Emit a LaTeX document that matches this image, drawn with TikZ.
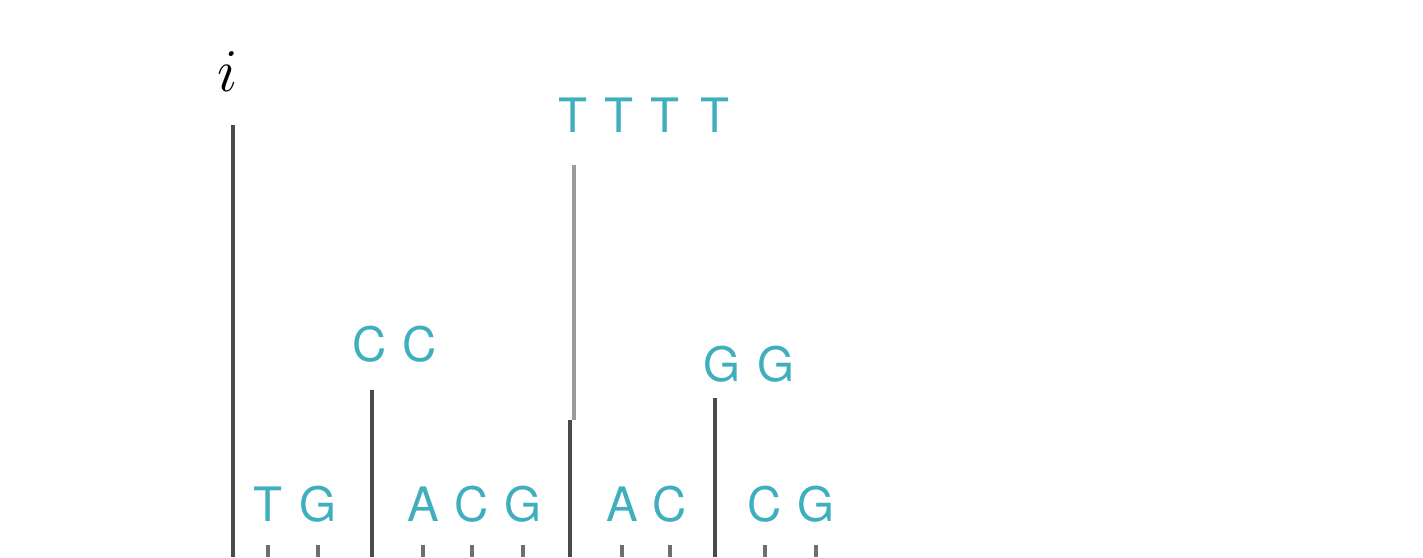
\documentclass[tikz,border=0pt]{standalone}
\usepackage{fontspec}
\setsansfont{TeX Gyre Heros}
\usepackage{xcolor}
\usepackage{tikz}
\usetikzlibrary{positioning}
\definecolor{nteal}{HTML}{3FAFBE}
\definecolor{sdark}{HTML}{4A4A4A}
\definecolor{slight}{HTML}{9A9A9A}

\begin{document}
\begin{tikzpicture}[
    base/.style={text=nteal,font=\sffamily\fontsize{13.5}{16}\selectfont,
      inner sep=0pt,anchor=base},
    stem/.style={draw=sdark,line width=0.9pt},
    stemlight/.style={draw=slight,line width=1.1pt},
    tick/.style={draw=sdark!80,line width=0.9pt}]
  \useasboundingbox (0,0) rectangle (14.23,5.57);

  % index label
  \node[inner sep=0pt,anchor=base,font=\fontsize{19}{22}\selectfont] (idx) at (2.28,4.65) {$i$};

  % internal labels
  \foreach \x [count=\k] in {5.73,6.19,6.65,7.15}
    \node[base] (tt\k) at (\x,4.24) {T};
  \foreach \x [count=\k] in {3.70,4.20}
    \node[base] (cc\k) at (\x,1.95) {C};
  \foreach \x [count=\k] in {7.22,7.76}
    \node[base] (gg\k) at (\x,1.75) {G};

  % leaf labels
  \foreach \x/\l [count=\k] in {2.68/T,3.18/G,4.23/A,4.72/C,5.23/G,6.22/A,6.70/C,7.65/C,8.16/G}
    \node[base] (b\k) at (\x,0.35) {\l};

  % stems
  \coordinate (iTop) at (2.33,4.32);
  \coordinate (iBot) at (2.33,0);
  \draw[stem] (iTop) -- (iBot);

  \coordinate (cTop) at (3.72,1.67);
  \coordinate (cBot) at (3.72,0);
  \draw[stem] (cTop) -- (cBot);

  \coordinate (tTop) at (5.74,3.92);
  \coordinate (tMid) at (5.74,1.37);
  \coordinate (tLow) at (5.70,1.37);
  \coordinate (tBot) at (5.70,0);
  \draw[stemlight] (tTop) -- (tMid);
  \draw[stem] (tLow) -- (tBot);

  \coordinate (gTop) at (7.15,1.59);
  \coordinate (gBot) at (7.15,0);
  \draw[stem] (gTop) -- (gBot);

  % leaf ticks
  \foreach \k in {1,...,9}
    \draw[tick] (b\k |- 0,0.12) -- (b\k |- 0,0);
\end{tikzpicture}
\end{document}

•••••

From the top of the listing above, repeat each line exactly until you reach the line containing "(0,0) rectangle (14.23,5.57);", and repeat that one too. Leave the pictures out.

Emit a LaTeX document that matches this image, drawn with TikZ.
\documentclass[tikz,border=0pt]{standalone}
\usepackage{fontspec}
\setsansfont{TeX Gyre Heros}
\usepackage{xcolor}
\usepackage{tikz}
\usetikzlibrary{positioning}
\definecolor{nteal}{HTML}{3FAFBE}
\definecolor{sdark}{HTML}{4A4A4A}
\definecolor{slight}{HTML}{9A9A9A}

\begin{document}
\begin{tikzpicture}[
    base/.style={text=nteal,font=\sffamily\fontsize{13.5}{16}\selectfont,
      inner sep=0pt,anchor=base},
    stem/.style={draw=sdark,line width=0.9pt},
    stemlight/.style={draw=slight,line width=1.1pt},
    tick/.style={draw=sdark!80,line width=0.9pt}]
  \useasboundingbox (0,0) rectangle (14.23,5.57);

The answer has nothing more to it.